## WHAT NEEDS TO BE DONE
Retype the data exactly, from its first line to the line containing "y_ticks = [0, 10, 20, 30, 40, 50, 60]", including both, and skip any picture.

──────── DATA PROVIDED ────────

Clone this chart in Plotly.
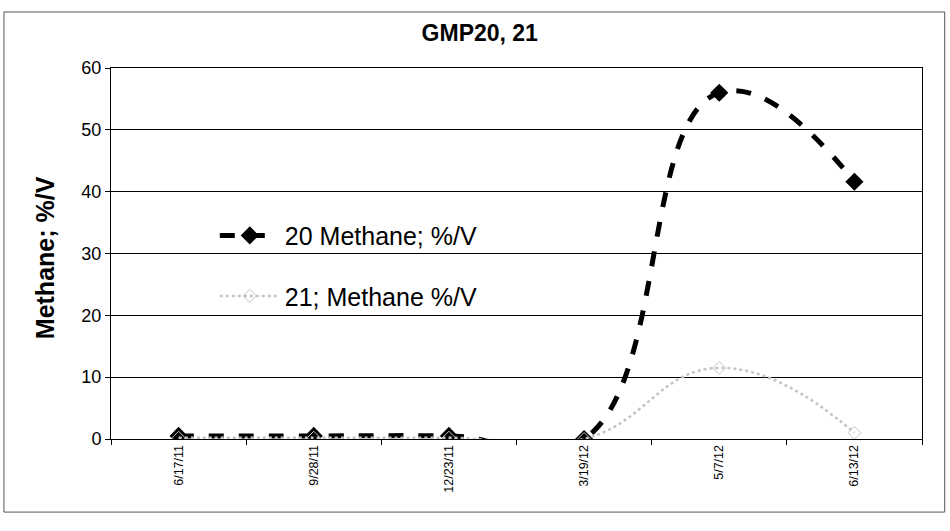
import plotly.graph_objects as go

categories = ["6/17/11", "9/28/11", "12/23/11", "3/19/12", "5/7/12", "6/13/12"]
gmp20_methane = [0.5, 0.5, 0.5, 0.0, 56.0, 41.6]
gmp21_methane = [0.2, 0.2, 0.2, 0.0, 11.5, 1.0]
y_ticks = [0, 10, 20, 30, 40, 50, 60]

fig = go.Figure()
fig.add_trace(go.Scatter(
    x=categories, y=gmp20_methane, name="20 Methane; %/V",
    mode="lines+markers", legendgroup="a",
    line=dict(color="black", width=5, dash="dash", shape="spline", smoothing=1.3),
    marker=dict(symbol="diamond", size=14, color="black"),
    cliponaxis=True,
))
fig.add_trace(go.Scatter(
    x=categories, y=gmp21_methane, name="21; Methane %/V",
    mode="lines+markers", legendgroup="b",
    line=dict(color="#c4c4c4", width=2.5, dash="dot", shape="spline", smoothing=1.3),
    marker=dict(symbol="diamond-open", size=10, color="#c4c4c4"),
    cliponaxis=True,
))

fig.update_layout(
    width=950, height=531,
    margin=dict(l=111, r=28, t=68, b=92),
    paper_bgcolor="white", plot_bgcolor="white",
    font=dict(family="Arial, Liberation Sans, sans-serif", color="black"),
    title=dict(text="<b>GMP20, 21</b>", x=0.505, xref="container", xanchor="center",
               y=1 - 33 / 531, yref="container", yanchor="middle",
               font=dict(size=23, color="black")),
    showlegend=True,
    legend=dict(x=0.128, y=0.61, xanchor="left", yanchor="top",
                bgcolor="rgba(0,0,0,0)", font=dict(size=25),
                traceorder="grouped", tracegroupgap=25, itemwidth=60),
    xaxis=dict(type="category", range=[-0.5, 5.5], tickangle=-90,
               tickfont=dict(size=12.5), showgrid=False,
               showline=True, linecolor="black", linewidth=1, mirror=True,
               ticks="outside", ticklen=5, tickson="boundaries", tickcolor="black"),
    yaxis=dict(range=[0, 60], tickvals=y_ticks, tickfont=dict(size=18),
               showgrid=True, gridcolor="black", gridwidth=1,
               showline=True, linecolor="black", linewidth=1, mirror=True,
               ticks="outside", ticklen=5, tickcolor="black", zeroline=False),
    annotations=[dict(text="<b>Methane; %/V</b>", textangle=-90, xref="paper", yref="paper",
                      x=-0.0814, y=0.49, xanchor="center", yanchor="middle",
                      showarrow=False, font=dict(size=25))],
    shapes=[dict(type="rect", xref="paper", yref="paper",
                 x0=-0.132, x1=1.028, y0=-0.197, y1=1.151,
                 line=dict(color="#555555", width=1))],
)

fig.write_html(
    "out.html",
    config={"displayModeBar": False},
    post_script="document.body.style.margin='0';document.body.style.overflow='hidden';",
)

────────

## REPLY
Clone this chart in Plotly.
import plotly.graph_objects as go

categories = ["6/17/11", "9/28/11", "12/23/11", "3/19/12", "5/7/12", "6/13/12"]
gmp20_methane = [0.5, 0.5, 0.5, 0.0, 56.0, 41.6]
gmp21_methane = [0.2, 0.2, 0.2, 0.0, 11.5, 1.0]
y_ticks = [0, 10, 20, 30, 40, 50, 60]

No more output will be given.